Residents of the area say crime is as bad as ever since the police corruption scandal broke, derailing scores of prosecutions and leading to more than a dozen civil rights suits against the city.
“There’s so much poverty, so many drugs. There’s an enormous problem to solve,” said Councilwoman Nancy Nadel, who has lived in the neighborhood for 21 years. “We’ve seen the same guys dealing drugs on the same corners for years.”
Drug crimes dominated the shifts of Clarence “Chuck” Mabanag, Jude Siapno and Matthew Hornung, who allegedly beat suspects, filed false police reports and obstructed justice. All were fired; their trial begins on Tuesday.
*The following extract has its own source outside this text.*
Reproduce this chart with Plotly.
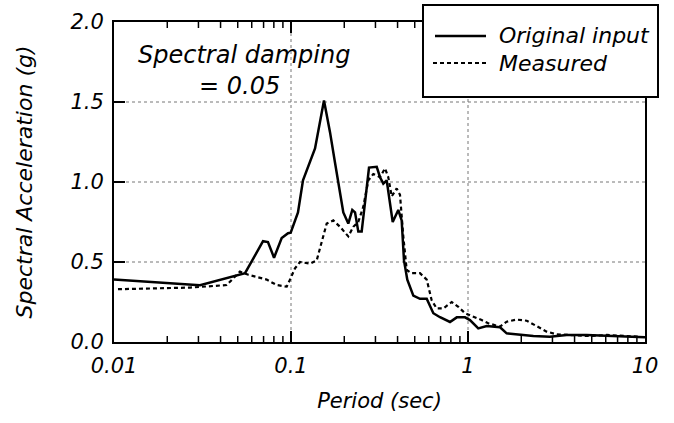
import plotly.graph_objects as go

# ---- data ----
period_orig = [0.01, 0.0306, 0.055, 0.0695, 0.0741, 0.0802, 0.0886, 0.0962, 0.0996,
               0.1095, 0.1169, 0.1367, 0.1536, 0.1662, 0.1773, 0.1975, 0.2107, 0.222,
               0.230, 0.240, 0.2508, 0.2678, 0.2759, 0.305, 0.3184, 0.3323, 0.3473,
               0.3755, 0.4038, 0.422, 0.4349, 0.454, 0.491, 0.5355, 0.5845, 0.637,
               0.695, 0.791, 0.864, 0.962, 1.026, 1.143, 1.275, 1.517, 1.654, 2.05,
               2.34, 2.90, 3.61, 4.68, 6.59, 9.37, 10.0]
sa_orig = [0.39, 0.355, 0.43, 0.63, 0.625, 0.527, 0.65, 0.68, 0.683,
           0.81, 1.01, 1.21, 1.51, 1.31, 1.12, 0.81, 0.74, 0.825,
           0.81, 0.69, 0.69, 0.95, 1.09, 1.095, 1.03, 0.99, 1.01,
           0.75, 0.825, 0.76, 0.51, 0.39, 0.29, 0.27, 0.27, 0.18,
           0.155, 0.125, 0.154, 0.154, 0.137, 0.085, 0.10, 0.092, 0.054, 0.044,
           0.037, 0.033, 0.044, 0.044, 0.037, 0.033, 0.03]

period_meas = [0.01053, 0.0269, 0.0433, 0.0515, 0.0574, 0.0729, 0.083, 0.0946, 0.0987,
               0.1053, 0.1124, 0.128, 0.1397, 0.1491, 0.1591, 0.1734, 0.1892, 0.2107,
               0.2249, 0.240, 0.2562, 0.2734, 0.2917, 0.3184, 0.3397, 0.3545, 0.3707,
               0.3955, 0.4129, 0.431, 0.4505, 0.4808, 0.5355, 0.5845, 0.6237, 0.6656,
               0.7253, 0.809, 0.8817, 0.962, 1.0715, 1.195, 1.302, 1.517, 1.654, 1.884,
               2.146, 2.443, 2.783, 3.17, 3.935, 4.89, 6.076, 7.88, 9.37]
sa_meas = [0.33, 0.34, 0.356, 0.44, 0.42, 0.39, 0.356, 0.346, 0.39,
           0.46, 0.50, 0.49, 0.51, 0.62, 0.74, 0.76, 0.72, 0.66,
           0.72, 0.75, 0.846, 1.01, 1.05, 1.03, 1.085, 1.03, 0.91,
           0.96, 0.92, 0.66, 0.45, 0.43, 0.43, 0.39, 0.26, 0.21,
           0.21, 0.25, 0.22, 0.18, 0.16, 0.137, 0.117, 0.096, 0.127, 0.14,
           0.133, 0.10, 0.065, 0.048, 0.044, 0.037, 0.044, 0.037, 0.033]

x_major_vals = [0.1, 1]
x_minor_vals = [m * d for d in (0.01, 0.1, 1) for m in range(2, 10)]
y_major_vals = [0.5, 1.0, 1.5]
legend_labels = ["Original input", "Measured"]
note_text = "<i>Spectral damping</i><br>" + "&nbsp;" * 8 + "<i>= 0.05</i>"

FONT = "DejaVu Sans"

# plot area in pixels
W, H = 674, 423
L, R, T, B = 114, 645, 22, 342
def px(x):
    return (x - L) / (R - L)
def py(y):
    return (B - y) / (B - T)

fig = go.Figure()
fig.add_trace(go.Scatter(x=period_orig, y=sa_orig, mode="lines", name=legend_labels[0],
                         line=dict(color="black", width=2.5), showlegend=False))
fig.add_trace(go.Scatter(x=period_meas, y=sa_meas, mode="lines", name=legend_labels[1],
                         line=dict(color="black", width=2.2, dash="4px,3px"), showlegend=False))

line = dict(showline=True, linecolor="black", linewidth=2, showgrid=False, zeroline=False)
tickfont = dict(family=FONT, size=21, color="black")

fig.update_xaxes(type="log", range=[-2, 1], dtick=1, exponentformat="none",
                 tickprefix="<i>", ticksuffix="</i>", ticks="", mirror=True,
                 tickfont=tickfont, ticklabelstandoff=4,
                 title=dict(text="<i>Period (sec)</i>", standoff=16,
                            font=dict(family=FONT, size=21, color="black")),
                 **line)
fig.update_yaxes(range=[0, 2], tick0=0, dtick=0.5, tickformat=".1f",
                 tickprefix="<i>", ticksuffix="</i>", ticks="", mirror=True,
                 tickfont=tickfont, ticklabelstandoff=4,
                 title=dict(text="<i>Spectral Acceleration (g)</i>", standoff=32,
                            font=dict(family=FONT, size=22, color="black")),
                 **line)

grid_style = dict(color="#777777", width=1, dash="dot")
shapes = []
# dotted grid at the major ticks
for v in x_major_vals:
    shapes.append(dict(type="line", xref="x", yref="paper", x0=v, x1=v, y0=0, y1=1,
                       line=grid_style, layer="below"))
for v in y_major_vals:
    shapes.append(dict(type="line", xref="paper", yref="y", x0=0, x1=1, y0=v, y1=v,
                       line=grid_style, layer="below"))

# inside tick marks (bottom and top for x, left for y)
maj_h = 11 / (B - T)
min_h = 6 / (B - T)
maj_w = 11 / (R - L)
for v in x_major_vals:
    for y0, y1 in ((0, maj_h), (1 - maj_h, 1)):
        shapes.append(dict(type="line", xref="x", yref="paper", x0=v, x1=v, y0=y0, y1=y1,
                           line=dict(color="black", width=2), layer="above"))
for v in x_minor_vals:
    for y0, y1 in ((0, min_h), (1 - min_h, 1)):
        shapes.append(dict(type="line", xref="x", yref="paper", x0=v, x1=v, y0=y0, y1=y1,
                           line=dict(color="black", width=1.5), layer="above"))
for v in y_major_vals:
    shapes.append(dict(type="line", xref="paper", yref="y", x0=0, x1=maj_w, y0=v, y1=v,
                       line=dict(color="black", width=2), layer="above"))

# legend box (drawn manually)
shapes += [
    dict(type="rect", xref="paper", yref="paper", x0=px(423), x1=px(658), y0=py(97), y1=py(5),
         line=dict(color="black", width=2), fillcolor="white", layer="above"),
    dict(type="line", xref="paper", yref="paper", x0=px(435), x1=px(486), y0=py(36), y1=py(36),
         line=dict(color="black", width=2.5), layer="above"),
    dict(type="line", xref="paper", yref="paper", x0=px(433), x1=px(488), y0=py(63), y1=py(63),
         line=dict(color="black", width=2.2, dash="4px,3px"), layer="above"),
]
annotations = [
    dict(text="<i>" + legend_labels[0] + "</i>", xref="paper", yref="paper", x=px(497), y=py(36),
         xanchor="left", yanchor="middle", showarrow=False,
         font=dict(family=FONT, size=22, color="black")),
    dict(text="<i>" + legend_labels[1] + "</i>", xref="paper", yref="paper", x=px(497), y=py(63),
         xanchor="left", yanchor="middle", showarrow=False,
         font=dict(family=FONT, size=22, color="black")),
    dict(text=note_text, xref="paper", yref="paper", x=px(136), y=py(39),
         xanchor="left", yanchor="top", align="left", showarrow=False,
         font=dict(family=FONT, size=24, color="black")),
]

fig.update_layout(width=W, height=H,
                  margin=dict(l=L, r=W - R, t=T, b=H - B, autoexpand=False),
                  paper_bgcolor="white", plot_bgcolor="white",
                  shapes=shapes, annotations=annotations, showlegend=False)

fig.write_html("out.html")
A fourth officer and the alleged ringleader, Frank Vazquez, is believed to have fled to Mexico.
The four were turned in by Keith Batt, a rookie officer who told superiors he was shocked by their “stop and grab” tactics — randomly accosting suspects, handcuffing them and throwing them in patrol cars before questioning them.
Batt, who left the department after speaking up, said “The Riders” routinely beat suspects and concocted police reports. Suspects alleged they planted drugs on innocent people.
In response to the scandal, the Oakland Police Department set up a number of protections to ensure such aggressive tactics won’t happen again.
Residents and business owners say officers are being more careful.
“Officers have been more circumspect in the way they deal with non-crime events,” said Bob Tuck, owner of Atlas Heating and Air Conditioning Co., which has been based in west Oakland since 1916. “There’s not as much confrontation in those situations, but when there’s a crime happening they’re just as on top of it as they’ve always been.”
Joshua Richardson, who claims one of the accused officers beat him up and left him near a freeway overpass, is among 115 people who have filed 17 civil rights suits against the city.
“People feel freer now,” Richardson said. “Not a lot of people are saying they’re scared of the police.”
Ellen Parkinson, who started the Oak Center Neighborhood Association in 1963, said “they’re very sensitive, more sensitive than they were.”